河野氏は、報道機関の世論調査による「次の総裁にふさわしい人」では上位の常連だ。ただ、読売新聞社が23~25日に実施した調査では4位(7%)と、トップの石破茂・元幹事長(67)の22%と大差がつき、かつての人気には陰りも見られる。突破力も売りの一つだが、マイナカード推進には「強引だ」との批判もつきまとっており、河野氏はこの日、調査結果について「デジタル化を進めていく上であったり、いろんなことが影響している」と認めた。
持論だった「脱原発」からの修正も現実路線の一環だが、党内には「首相を目指すにあたっては妥当な判断」(ベテラン)との評価がある一方、変節ととられかねない懸念もある。
現実路線は、党内の支持固めにも表れている。河野氏に近い議員の一部からはこれまで「党改革を訴えるなら麻生派をまず出ないと話にならない」(平将明衆院議員)などと、所属する麻生派を離脱するよう再三求められたが、河野氏は応じなかった。麻生派は「河野氏支持」を基本とする方向で、一定の支持基盤を確保したことになる。

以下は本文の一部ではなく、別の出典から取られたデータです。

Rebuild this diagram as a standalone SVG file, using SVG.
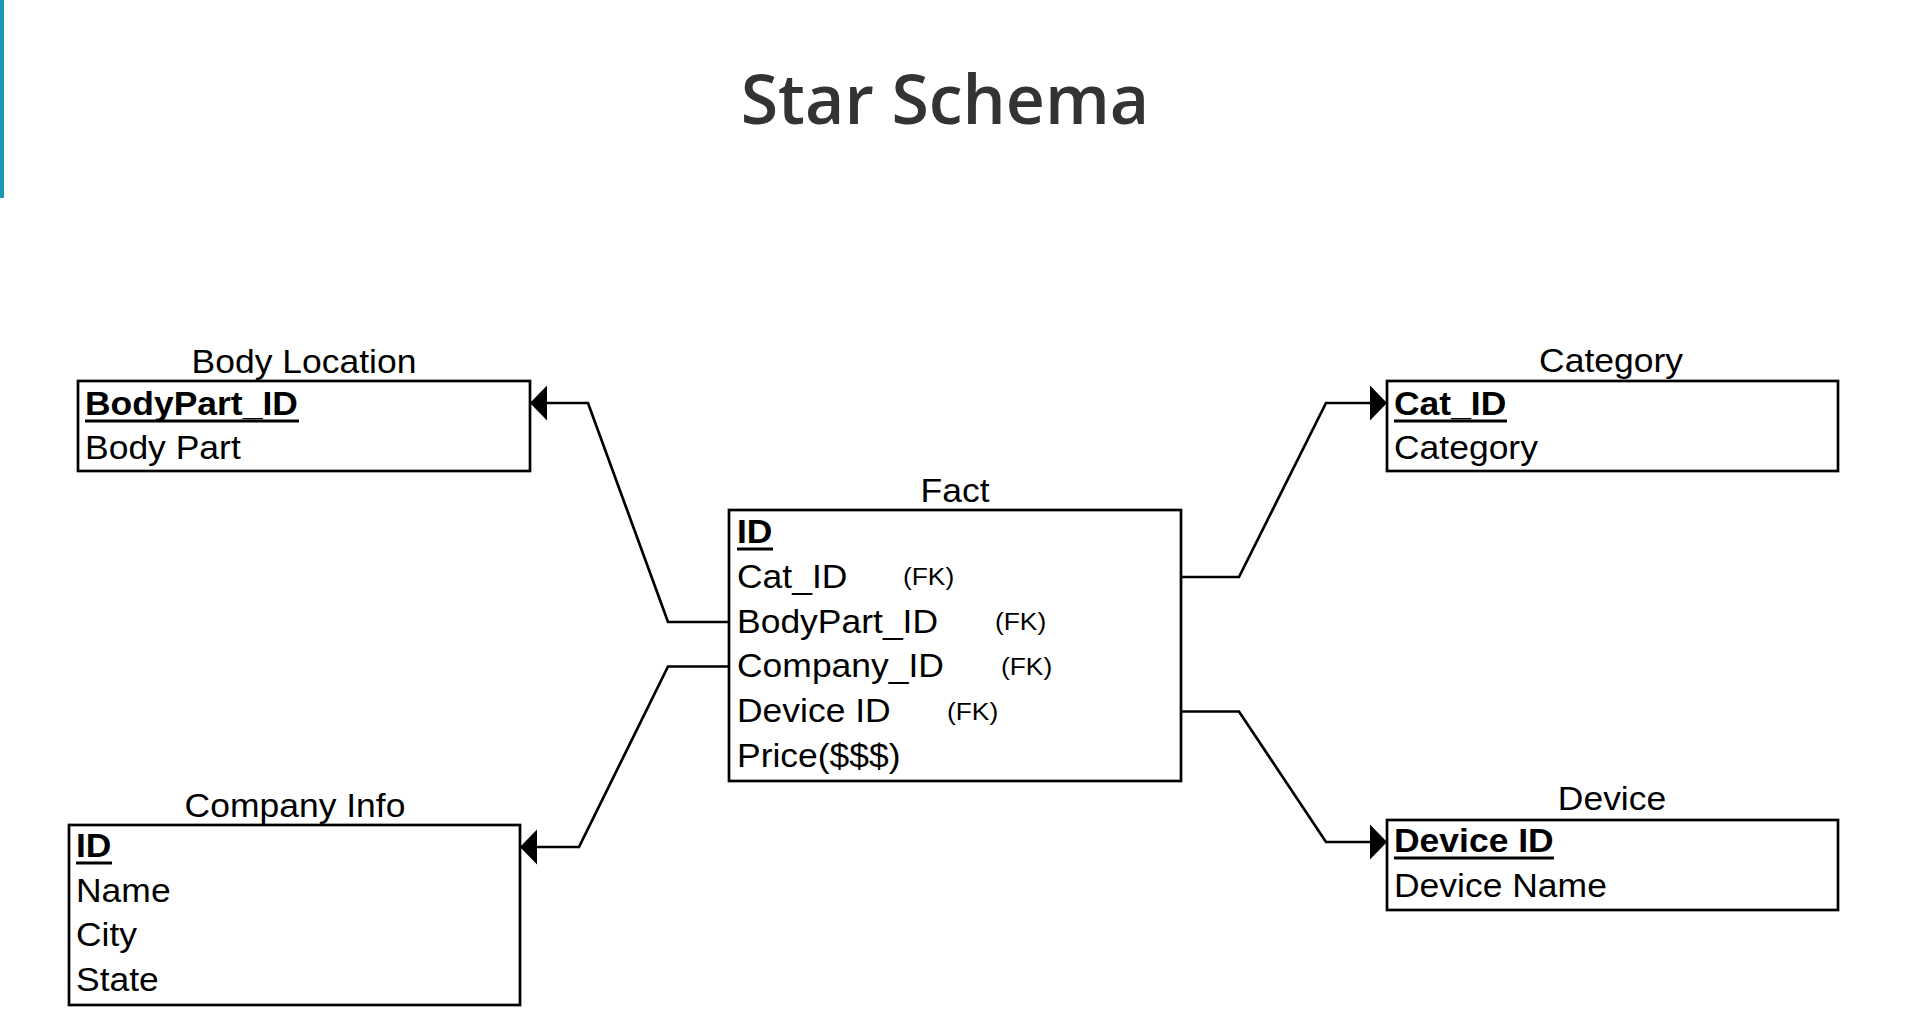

ただ、派閥への批判が高まっている状況では、支持の広がりを欠く可能性もある。河野氏は記者会見で「総裁選後の人事に派閥を介入させないことが大事だ」と訴えたが、無派閥で出馬する候補に比べて「古い自民党の象徴とみられかねない」(閣僚経験者)との指摘も出ている。
前回2021年の総裁選で河野氏を支えた石破氏と小泉進次郎・元環境相(43)は今回はライバルとなる。「小石河連合」の票が分散する中、総裁選では河野氏の地力が試されそうだ。